- **INSTRUCTIONS FOR THE TASK**:
Which lines below hold the word "React"? Report each one.

- **SOURCE EXCERPT**:
>>>>>

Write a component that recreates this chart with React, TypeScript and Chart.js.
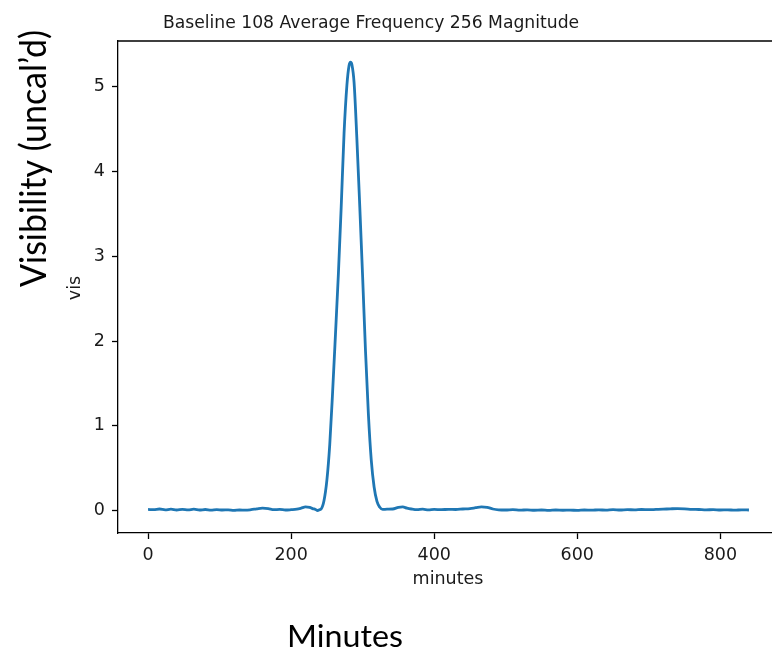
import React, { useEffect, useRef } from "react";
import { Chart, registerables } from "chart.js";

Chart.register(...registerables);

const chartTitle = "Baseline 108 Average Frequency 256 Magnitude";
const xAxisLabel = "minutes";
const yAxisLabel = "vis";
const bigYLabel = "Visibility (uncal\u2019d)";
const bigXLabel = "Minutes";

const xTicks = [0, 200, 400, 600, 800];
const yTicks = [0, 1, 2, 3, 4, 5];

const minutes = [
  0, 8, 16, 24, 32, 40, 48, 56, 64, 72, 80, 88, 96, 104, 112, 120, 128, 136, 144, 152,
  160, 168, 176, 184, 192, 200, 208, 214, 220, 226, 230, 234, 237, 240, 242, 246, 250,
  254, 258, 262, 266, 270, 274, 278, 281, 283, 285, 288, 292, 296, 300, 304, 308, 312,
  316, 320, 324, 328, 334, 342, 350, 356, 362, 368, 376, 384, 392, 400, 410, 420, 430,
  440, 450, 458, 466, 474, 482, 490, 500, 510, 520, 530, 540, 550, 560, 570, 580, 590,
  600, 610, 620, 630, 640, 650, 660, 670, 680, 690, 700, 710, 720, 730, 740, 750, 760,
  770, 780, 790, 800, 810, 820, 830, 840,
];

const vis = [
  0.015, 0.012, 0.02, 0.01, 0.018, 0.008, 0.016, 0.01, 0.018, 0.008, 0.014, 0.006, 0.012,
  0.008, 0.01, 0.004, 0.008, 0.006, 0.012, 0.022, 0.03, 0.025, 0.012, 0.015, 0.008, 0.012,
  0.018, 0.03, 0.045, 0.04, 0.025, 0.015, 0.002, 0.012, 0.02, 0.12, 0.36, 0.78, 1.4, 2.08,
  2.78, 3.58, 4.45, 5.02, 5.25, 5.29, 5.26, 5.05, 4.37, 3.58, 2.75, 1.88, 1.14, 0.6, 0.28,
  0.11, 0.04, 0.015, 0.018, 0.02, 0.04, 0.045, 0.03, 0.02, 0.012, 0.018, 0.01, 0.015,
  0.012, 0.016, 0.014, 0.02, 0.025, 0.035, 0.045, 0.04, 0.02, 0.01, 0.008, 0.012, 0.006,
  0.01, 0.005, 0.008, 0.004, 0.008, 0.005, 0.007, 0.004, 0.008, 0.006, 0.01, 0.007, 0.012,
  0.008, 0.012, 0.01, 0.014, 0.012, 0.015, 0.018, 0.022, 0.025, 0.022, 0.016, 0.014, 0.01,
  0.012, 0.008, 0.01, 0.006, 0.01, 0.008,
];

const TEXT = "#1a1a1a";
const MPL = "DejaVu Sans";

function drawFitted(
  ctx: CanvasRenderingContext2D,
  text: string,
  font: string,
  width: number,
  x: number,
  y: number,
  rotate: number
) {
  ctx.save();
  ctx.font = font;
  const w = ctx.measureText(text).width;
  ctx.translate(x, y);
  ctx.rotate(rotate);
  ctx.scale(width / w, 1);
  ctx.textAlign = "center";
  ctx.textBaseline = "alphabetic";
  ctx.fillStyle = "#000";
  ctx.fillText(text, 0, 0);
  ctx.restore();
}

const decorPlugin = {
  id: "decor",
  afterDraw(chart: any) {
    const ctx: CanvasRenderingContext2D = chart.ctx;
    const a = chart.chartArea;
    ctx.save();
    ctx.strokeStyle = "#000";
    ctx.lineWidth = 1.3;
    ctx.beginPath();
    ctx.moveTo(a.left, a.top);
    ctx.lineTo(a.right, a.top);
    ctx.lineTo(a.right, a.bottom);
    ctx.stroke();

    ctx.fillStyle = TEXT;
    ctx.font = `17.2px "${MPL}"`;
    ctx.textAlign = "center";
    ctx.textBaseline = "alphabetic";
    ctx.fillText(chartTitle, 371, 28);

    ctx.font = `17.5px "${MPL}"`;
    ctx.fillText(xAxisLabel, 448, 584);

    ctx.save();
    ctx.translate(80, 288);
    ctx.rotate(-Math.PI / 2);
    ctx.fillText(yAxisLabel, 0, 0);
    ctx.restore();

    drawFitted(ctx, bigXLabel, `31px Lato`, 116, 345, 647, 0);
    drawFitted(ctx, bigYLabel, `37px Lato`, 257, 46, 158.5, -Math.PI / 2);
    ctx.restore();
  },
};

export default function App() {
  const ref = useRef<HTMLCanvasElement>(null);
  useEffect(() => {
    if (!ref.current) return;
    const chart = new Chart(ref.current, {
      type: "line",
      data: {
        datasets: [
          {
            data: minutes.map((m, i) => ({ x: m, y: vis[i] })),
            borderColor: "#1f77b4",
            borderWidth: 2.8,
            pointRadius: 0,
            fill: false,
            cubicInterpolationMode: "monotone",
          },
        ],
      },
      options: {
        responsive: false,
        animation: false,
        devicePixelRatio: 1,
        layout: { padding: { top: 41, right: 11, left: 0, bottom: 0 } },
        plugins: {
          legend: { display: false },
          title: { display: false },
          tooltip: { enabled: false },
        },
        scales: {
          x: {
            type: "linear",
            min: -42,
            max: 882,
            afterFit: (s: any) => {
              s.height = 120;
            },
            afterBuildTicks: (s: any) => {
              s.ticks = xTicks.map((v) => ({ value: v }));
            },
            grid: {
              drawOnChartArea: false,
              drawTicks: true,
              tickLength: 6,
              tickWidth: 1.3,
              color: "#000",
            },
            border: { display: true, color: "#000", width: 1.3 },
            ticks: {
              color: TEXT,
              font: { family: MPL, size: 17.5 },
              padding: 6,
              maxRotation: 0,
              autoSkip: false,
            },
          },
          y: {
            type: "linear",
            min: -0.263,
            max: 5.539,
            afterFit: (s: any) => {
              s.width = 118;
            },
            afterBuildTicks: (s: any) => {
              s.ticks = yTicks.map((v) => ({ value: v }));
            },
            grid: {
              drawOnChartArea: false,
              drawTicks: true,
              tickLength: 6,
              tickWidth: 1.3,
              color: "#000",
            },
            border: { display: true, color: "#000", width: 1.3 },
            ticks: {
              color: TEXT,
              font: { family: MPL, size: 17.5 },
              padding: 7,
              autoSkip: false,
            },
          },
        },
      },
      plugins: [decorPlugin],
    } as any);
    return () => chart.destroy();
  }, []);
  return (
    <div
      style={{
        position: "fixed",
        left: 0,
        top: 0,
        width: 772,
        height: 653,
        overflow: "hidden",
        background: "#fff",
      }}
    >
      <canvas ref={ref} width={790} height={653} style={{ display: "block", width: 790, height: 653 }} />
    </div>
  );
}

<<<<<

- **EXERCISE RESULT**:
Write a component that recreates this chart with React, TypeScript and Chart.js.
import React, { useEffect, useRef } from "react";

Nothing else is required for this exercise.